■ **What you have to do**: Look through the lines below and extract each one that contains "with".

# Given records start

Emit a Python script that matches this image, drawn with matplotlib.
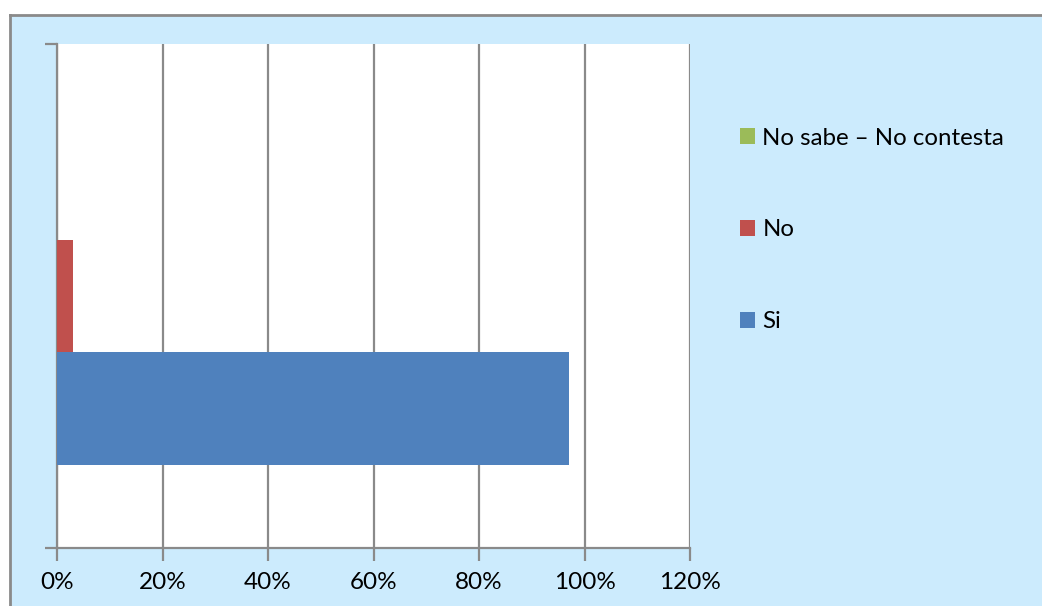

# Given records end
# Given records start

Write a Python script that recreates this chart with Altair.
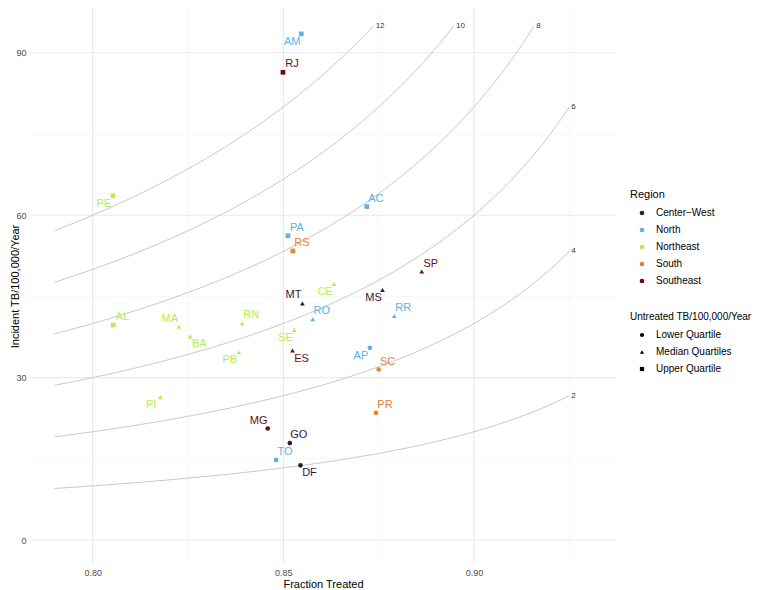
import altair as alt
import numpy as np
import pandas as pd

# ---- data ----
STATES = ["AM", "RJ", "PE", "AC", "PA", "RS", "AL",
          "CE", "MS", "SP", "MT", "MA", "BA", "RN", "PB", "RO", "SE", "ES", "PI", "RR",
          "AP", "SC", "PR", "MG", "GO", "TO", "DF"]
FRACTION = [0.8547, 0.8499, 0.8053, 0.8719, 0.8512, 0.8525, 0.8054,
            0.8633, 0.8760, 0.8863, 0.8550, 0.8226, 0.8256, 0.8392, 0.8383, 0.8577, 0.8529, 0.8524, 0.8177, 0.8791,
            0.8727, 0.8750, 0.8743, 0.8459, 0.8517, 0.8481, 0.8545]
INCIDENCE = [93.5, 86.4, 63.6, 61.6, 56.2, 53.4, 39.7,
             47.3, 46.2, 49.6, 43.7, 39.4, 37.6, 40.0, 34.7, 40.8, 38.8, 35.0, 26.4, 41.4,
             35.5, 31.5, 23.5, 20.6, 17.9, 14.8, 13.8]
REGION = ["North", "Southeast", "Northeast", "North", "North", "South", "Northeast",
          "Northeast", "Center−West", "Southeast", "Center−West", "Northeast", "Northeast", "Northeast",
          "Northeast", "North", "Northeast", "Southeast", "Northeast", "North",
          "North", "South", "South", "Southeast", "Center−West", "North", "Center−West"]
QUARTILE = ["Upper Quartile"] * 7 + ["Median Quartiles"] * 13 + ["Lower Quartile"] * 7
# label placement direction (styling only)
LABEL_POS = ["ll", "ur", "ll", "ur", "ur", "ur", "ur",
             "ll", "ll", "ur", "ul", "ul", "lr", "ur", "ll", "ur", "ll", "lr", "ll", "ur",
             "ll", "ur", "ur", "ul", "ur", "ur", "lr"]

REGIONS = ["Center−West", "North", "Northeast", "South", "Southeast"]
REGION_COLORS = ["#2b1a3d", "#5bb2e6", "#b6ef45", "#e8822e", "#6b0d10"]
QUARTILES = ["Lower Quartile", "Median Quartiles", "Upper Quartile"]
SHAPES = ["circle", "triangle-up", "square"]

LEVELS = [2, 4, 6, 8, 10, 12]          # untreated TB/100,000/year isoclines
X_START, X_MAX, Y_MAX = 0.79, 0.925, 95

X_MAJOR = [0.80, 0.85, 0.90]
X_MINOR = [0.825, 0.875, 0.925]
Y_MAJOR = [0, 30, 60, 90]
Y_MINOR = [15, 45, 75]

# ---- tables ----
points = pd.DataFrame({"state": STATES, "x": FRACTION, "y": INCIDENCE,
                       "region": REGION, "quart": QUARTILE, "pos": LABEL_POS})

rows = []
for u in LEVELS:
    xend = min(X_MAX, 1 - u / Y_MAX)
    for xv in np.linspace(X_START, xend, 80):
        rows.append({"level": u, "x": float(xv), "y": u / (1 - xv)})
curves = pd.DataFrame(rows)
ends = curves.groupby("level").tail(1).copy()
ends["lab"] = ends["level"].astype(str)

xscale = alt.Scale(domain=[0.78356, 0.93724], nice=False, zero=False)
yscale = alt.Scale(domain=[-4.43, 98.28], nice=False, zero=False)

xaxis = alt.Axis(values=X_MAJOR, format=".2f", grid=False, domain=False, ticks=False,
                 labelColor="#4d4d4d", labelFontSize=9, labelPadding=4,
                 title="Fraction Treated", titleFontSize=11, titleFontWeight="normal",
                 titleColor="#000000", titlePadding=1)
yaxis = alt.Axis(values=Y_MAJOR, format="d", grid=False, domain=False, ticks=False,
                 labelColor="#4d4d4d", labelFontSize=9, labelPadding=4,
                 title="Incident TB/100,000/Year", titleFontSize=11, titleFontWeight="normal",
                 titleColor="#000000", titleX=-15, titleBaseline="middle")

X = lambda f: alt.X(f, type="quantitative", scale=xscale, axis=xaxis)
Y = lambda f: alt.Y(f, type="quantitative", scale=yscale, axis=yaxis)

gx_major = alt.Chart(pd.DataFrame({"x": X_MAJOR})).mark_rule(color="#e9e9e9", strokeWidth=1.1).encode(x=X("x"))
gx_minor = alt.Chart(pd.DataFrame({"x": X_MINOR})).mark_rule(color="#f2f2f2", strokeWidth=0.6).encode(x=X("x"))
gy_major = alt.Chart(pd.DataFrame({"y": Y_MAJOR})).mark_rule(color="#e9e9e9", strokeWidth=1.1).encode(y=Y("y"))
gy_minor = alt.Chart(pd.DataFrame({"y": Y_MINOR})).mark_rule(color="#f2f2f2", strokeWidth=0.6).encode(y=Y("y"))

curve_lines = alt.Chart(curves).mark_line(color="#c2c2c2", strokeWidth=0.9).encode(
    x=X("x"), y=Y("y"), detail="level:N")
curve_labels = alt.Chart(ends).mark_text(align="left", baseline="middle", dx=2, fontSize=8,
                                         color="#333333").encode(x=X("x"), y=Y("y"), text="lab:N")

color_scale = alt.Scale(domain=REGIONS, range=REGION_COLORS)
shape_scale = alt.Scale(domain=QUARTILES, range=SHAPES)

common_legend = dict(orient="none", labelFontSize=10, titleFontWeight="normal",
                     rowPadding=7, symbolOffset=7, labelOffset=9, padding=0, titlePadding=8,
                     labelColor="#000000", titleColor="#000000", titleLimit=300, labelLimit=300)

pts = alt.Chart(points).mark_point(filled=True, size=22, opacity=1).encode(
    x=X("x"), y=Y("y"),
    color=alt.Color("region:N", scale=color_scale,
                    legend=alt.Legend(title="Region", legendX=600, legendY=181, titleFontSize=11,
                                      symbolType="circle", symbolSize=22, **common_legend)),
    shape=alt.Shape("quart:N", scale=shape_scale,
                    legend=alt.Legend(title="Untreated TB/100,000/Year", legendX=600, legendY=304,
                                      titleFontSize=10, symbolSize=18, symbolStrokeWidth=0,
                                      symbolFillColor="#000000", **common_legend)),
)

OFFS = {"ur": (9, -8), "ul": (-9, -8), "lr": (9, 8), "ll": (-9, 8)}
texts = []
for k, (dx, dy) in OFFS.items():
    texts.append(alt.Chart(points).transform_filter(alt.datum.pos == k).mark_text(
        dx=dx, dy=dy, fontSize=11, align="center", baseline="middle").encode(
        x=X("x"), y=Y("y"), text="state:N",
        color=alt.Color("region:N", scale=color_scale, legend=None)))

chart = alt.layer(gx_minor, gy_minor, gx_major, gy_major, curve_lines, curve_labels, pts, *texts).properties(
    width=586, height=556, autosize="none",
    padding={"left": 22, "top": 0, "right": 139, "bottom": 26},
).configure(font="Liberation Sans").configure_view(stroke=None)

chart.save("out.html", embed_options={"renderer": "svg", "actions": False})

# Given records end

■ **Answer to the exercise**:
Emit a Python script that matches this image, drawn with matplotlib.
Write a Python script that recreates this chart with Altair.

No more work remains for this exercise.